The outputHash proves that the stored record has not been modified since it was written. Any change to the summary, citations, or metadata, even a single character, produces a different hash.
The schemaVersion ensures that a record written under the current schema can be distinguished from records written under a future schema, allowing the presentation layer to render them correctly even as the system evolves.
Audit-as-a-Service: what this enables in practice
The decoupled frontend described here, a Svelte 5 application that renders records but holds no logic, is the component that makes the audit trail described in the deterministic RAG guide accessible to non-technical stakeholders.
A compliance officer can open a research report from eighteen months ago and request the provenance of a specific finding.
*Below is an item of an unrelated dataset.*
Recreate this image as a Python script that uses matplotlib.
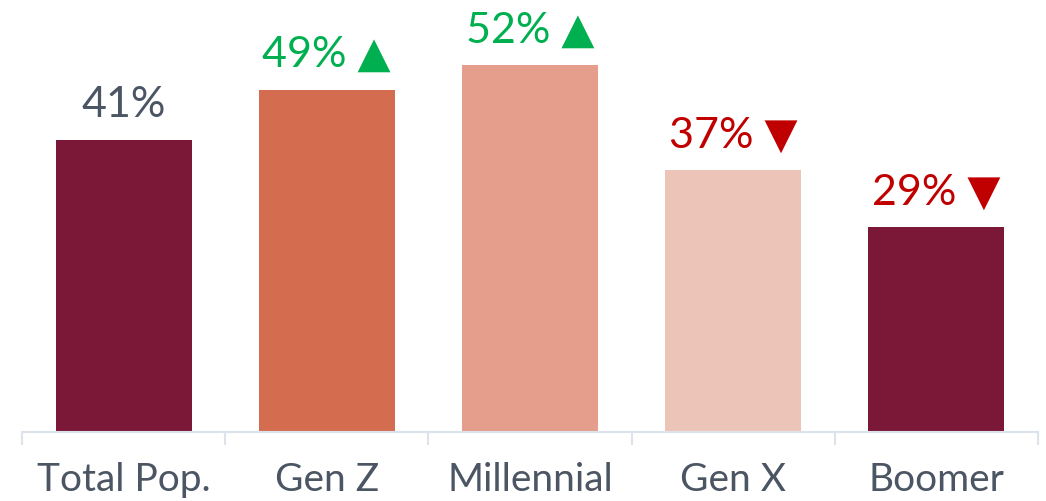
import matplotlib
matplotlib.use("Agg")
import matplotlib.pyplot as plt
import numpy as np

categories = ["Total Pop.", "Gen Z", "Millennial", "Gen X", "Boomer"]
values = [41.4, 48.5, 52.0, 37.1, 29.0]
labels = ["41%", "49% ▲", "52% ▲", "37% ▼", "29% ▼"]
bar_colors = ["#7B1737", "#D46D4F", "#E49E8B", "#EDC5B8", "#7B1737"]
label_colors = ["#4B5563", "#00AF50", "#00AF50", "#C00000", "#C00000"]

fig = plt.figure(figsize=(10.46, 5.02), dpi=100)
ax = fig.add_axes([22/1046, (502-433)/502, (1038-22)/1046, 433/502])
x = np.arange(len(categories))
ax.bar(x, values, width=0.67, color=bar_colors, zorder=2)
ax.set_xlim(-0.5, len(categories)-0.5)
ax.set_ylim(0, 61.35)

for xi, v, lab, c in zip(x, values, labels, label_colors):
    ax.annotate(lab, (xi, v), xytext=(0, 17), textcoords="offset points",
                ha="center", va="baseline", fontsize=31, color=c,
                family=["Lato", "DejaVu Sans"])

for s in ["top", "right", "left"]:
    ax.spines[s].set_visible(False)
ax.spines["bottom"].set_color("#DDE3EA")
ax.spines["bottom"].set_linewidth(1.5)
ax.set_yticks([])
ax.set_xticks(x)
ax.set_xticklabels(categories, fontsize=28, color="#4B5563", family="Lato")
ax.tick_params(axis="x", which="major", length=0, pad=21)
ax.set_xticks(np.arange(-0.5, len(categories)), minor=True)
ax.tick_params(axis="x", which="minor", length=9, width=1.5, color="#DDE3EA")

fig.savefig("out.png", dpi=100)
The frontend sends a record ID to the NestJS API, which retrieves the stored ResearchOutput, verifies the outputHash against the stored value, and returns the full source chain: the query text, the retrieved chunks with their origin URLs and timestamps, the model version, and the processing timestamp.
This is not a forensic exercise performed after something goes wrong. It is a routine query against a well-structured domain model. The traceability is not a feature bolted onto the system. It is the system.
The contrast with vibe-coded AI tools is not subtle. Those tools can show you what they said. They cannot show you why they said it, or whether they would say the same thing again tomorrow. Citium’s architecture can do both.